- Short exercise
Your task is to repeat the lines from the line with "Write a Python" to the line with "from matplotlib.patches import Rectangle", both ends included, and nothing else. Pictures stay out of the copy.

- Exercise input
##########
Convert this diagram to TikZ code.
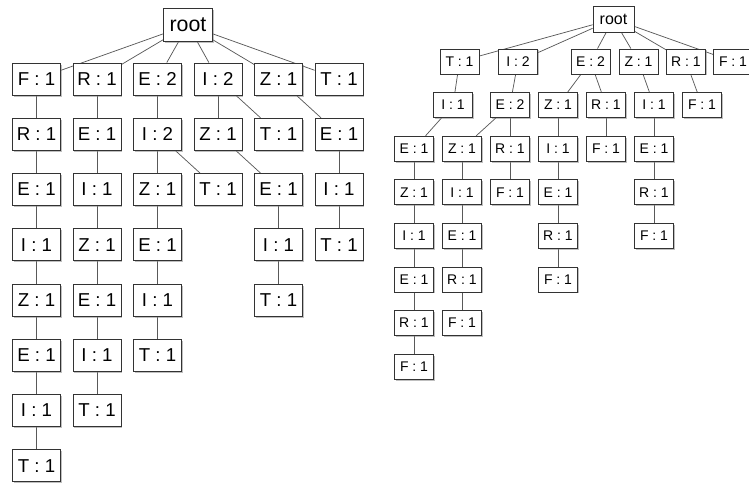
##########
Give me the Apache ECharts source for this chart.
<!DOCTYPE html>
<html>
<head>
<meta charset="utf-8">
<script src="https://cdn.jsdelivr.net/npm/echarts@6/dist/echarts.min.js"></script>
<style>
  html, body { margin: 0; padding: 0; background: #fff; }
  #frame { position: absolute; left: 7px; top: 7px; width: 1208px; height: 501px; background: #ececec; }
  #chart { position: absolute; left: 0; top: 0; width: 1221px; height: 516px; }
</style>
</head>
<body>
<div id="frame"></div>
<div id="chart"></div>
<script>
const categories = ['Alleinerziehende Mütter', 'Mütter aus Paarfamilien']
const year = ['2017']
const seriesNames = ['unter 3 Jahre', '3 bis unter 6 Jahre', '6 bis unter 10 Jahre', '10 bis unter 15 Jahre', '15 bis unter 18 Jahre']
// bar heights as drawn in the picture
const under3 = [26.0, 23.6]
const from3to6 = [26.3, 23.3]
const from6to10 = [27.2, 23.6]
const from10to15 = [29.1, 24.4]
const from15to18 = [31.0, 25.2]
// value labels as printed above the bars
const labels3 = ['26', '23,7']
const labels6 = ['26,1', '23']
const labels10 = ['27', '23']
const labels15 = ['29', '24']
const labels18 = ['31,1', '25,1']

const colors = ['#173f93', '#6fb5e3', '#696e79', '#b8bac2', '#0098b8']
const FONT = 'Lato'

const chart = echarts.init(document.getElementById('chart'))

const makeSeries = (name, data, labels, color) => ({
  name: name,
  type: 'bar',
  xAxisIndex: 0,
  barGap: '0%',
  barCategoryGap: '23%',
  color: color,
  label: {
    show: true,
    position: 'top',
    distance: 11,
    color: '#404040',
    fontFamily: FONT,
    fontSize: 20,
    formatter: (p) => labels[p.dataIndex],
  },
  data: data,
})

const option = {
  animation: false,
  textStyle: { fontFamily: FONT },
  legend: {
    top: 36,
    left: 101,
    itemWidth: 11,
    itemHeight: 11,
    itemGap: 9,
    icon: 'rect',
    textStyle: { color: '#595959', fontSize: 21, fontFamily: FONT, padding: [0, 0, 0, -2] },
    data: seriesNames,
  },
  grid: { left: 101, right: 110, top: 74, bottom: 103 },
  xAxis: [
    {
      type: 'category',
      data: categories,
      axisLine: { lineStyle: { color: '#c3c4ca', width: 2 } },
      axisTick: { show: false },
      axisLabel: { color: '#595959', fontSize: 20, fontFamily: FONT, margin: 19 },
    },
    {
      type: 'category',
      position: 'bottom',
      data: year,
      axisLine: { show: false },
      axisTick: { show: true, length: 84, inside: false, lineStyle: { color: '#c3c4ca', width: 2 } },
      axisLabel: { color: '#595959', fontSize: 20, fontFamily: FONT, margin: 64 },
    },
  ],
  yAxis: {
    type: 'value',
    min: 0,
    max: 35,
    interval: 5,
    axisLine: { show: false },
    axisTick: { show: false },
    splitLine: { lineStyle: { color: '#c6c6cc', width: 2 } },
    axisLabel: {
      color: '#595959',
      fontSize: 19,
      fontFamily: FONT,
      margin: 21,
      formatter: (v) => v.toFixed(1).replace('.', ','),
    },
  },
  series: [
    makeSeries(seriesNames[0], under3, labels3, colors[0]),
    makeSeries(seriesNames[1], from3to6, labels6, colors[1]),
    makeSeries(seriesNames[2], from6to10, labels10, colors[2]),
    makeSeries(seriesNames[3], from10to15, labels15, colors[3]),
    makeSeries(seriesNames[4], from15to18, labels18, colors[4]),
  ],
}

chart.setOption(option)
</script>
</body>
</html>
##########
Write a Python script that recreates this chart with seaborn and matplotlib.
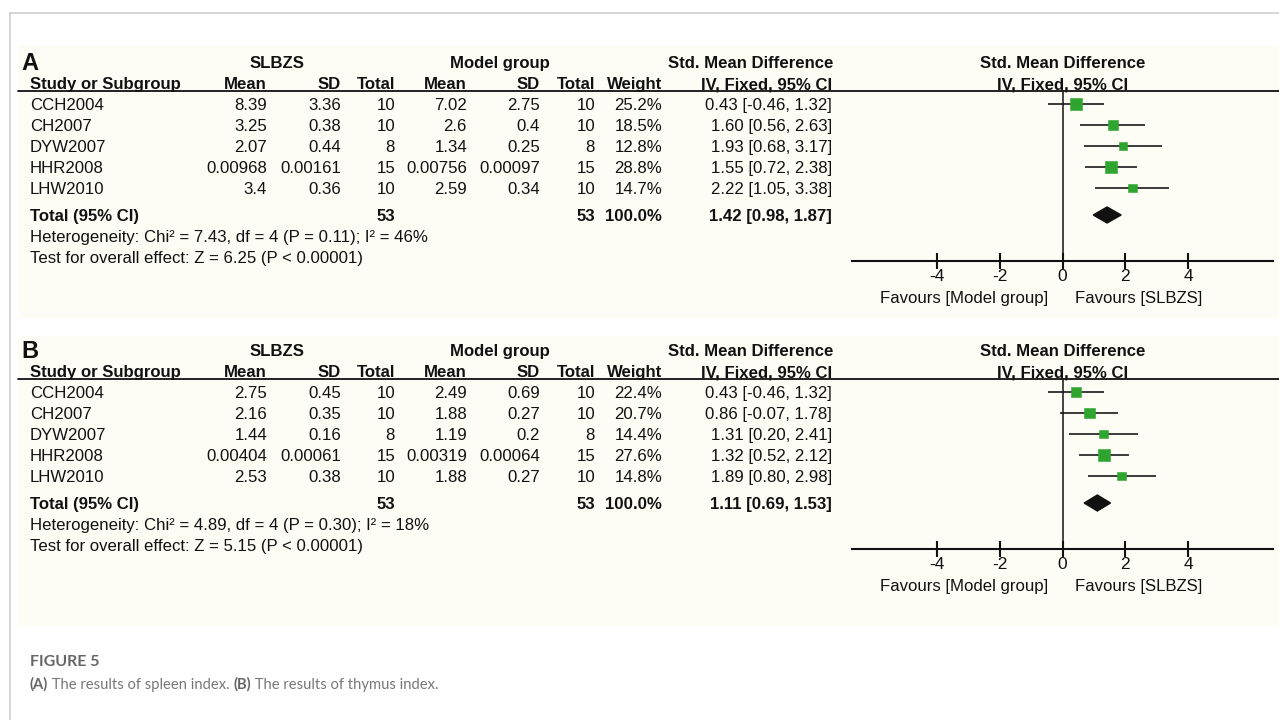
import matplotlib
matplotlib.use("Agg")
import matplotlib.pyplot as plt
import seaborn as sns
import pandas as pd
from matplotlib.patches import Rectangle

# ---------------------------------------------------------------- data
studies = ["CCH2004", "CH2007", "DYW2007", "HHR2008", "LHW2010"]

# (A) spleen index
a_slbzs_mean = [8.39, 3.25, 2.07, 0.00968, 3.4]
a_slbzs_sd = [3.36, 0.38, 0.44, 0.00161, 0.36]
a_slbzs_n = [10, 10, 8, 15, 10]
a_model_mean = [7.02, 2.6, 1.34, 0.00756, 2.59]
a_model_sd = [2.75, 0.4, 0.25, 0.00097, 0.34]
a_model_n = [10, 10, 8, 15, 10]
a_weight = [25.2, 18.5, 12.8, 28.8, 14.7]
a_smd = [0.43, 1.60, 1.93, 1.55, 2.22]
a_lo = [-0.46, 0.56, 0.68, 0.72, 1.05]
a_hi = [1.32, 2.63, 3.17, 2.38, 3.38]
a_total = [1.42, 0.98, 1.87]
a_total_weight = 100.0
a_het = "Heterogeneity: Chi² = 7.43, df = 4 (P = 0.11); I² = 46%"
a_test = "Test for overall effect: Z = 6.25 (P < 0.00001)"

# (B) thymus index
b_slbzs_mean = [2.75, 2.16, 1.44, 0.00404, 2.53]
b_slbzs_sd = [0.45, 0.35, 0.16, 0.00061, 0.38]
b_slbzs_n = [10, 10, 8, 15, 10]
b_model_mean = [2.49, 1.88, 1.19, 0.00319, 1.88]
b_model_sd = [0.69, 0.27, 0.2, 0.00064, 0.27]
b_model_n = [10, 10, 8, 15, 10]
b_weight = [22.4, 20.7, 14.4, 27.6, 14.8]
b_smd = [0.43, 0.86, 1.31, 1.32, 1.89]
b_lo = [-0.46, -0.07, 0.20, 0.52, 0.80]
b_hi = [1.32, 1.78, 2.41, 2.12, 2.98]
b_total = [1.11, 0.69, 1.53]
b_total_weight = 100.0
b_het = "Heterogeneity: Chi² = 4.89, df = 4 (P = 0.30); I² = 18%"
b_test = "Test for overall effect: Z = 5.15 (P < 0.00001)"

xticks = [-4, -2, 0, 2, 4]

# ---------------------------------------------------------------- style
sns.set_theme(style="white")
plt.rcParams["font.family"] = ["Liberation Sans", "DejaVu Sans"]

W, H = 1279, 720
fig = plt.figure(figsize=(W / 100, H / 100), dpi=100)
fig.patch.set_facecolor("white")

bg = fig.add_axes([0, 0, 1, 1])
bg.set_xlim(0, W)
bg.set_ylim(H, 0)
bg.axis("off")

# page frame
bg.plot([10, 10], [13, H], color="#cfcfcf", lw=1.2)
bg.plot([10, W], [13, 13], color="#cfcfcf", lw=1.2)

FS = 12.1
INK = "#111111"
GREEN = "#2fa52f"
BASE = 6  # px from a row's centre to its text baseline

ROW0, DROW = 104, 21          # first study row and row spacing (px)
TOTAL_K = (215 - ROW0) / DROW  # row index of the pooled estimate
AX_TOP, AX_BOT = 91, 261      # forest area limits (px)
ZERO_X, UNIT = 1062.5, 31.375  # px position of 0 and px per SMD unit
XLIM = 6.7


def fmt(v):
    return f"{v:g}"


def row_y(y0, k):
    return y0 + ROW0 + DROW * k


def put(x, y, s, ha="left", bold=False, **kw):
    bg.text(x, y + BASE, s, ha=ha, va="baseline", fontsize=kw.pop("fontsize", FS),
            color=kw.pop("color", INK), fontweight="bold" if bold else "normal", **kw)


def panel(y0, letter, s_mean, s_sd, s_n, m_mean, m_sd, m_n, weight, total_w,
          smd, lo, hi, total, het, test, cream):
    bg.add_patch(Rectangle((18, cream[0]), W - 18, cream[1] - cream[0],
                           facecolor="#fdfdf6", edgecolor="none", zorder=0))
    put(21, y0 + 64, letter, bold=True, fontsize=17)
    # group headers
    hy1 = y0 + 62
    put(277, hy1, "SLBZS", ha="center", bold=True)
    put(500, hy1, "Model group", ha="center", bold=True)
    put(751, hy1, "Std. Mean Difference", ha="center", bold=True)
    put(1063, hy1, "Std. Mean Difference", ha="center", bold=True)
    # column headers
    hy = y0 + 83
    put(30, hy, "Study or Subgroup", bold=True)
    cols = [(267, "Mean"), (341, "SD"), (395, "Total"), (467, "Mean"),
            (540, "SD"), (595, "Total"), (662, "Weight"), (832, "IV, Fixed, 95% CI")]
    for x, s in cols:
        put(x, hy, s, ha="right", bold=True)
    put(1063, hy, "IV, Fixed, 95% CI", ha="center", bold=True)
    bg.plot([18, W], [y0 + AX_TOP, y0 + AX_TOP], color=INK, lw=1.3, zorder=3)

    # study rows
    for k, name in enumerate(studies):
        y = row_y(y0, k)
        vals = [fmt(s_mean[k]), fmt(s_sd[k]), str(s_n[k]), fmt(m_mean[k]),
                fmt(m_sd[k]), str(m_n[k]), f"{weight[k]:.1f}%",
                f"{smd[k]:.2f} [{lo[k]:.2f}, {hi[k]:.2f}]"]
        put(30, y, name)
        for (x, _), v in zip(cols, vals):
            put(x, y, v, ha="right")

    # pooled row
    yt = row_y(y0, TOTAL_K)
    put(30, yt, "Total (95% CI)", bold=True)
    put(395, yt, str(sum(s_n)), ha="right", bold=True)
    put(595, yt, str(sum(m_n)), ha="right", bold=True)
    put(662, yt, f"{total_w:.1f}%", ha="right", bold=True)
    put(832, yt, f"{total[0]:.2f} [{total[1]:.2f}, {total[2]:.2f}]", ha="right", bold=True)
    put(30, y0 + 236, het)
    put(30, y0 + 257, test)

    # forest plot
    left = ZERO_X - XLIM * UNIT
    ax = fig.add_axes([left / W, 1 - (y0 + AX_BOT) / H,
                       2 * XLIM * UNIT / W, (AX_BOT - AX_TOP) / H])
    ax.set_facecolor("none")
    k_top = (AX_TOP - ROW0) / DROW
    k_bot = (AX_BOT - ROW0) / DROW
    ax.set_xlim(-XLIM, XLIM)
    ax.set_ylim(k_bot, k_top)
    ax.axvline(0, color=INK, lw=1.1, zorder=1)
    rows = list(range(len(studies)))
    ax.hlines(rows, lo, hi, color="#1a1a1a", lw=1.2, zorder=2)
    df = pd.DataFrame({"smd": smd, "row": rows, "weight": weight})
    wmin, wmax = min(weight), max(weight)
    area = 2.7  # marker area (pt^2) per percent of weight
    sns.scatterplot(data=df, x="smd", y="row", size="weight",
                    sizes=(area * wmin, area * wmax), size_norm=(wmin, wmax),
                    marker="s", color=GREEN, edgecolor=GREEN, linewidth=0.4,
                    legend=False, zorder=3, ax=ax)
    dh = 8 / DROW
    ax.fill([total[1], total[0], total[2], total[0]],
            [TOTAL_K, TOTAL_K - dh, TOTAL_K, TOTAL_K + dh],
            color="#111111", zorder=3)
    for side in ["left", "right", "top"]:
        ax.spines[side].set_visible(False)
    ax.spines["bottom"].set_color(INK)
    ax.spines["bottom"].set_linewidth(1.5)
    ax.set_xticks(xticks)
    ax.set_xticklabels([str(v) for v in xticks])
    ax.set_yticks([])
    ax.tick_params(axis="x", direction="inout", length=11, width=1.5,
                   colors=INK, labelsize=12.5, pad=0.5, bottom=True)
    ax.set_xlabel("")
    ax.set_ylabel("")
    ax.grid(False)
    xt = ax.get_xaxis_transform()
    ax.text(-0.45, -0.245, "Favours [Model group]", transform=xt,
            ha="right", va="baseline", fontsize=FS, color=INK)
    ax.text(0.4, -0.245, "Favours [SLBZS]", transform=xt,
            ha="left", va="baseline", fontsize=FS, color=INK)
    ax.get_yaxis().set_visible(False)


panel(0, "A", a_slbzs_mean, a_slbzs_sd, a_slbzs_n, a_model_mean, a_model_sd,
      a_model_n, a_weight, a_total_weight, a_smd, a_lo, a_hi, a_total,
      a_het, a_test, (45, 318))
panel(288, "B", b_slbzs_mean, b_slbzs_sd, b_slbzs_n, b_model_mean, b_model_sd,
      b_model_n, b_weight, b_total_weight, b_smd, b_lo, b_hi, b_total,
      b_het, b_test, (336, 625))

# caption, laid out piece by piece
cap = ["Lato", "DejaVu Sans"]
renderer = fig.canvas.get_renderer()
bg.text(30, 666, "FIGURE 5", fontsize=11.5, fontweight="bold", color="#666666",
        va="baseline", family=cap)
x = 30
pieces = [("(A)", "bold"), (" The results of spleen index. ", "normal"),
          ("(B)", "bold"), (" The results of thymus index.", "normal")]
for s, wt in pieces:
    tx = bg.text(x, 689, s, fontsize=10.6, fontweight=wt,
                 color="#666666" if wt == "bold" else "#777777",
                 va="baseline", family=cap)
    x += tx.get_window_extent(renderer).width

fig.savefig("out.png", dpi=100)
##########
- Output for this exercise
Write a Python script that recreates this chart with seaborn and matplotlib.
import matplotlib
matplotlib.use("Agg")
import matplotlib.pyplot as plt
import seaborn as sns
import pandas as pd
from matplotlib.patches import Rectangle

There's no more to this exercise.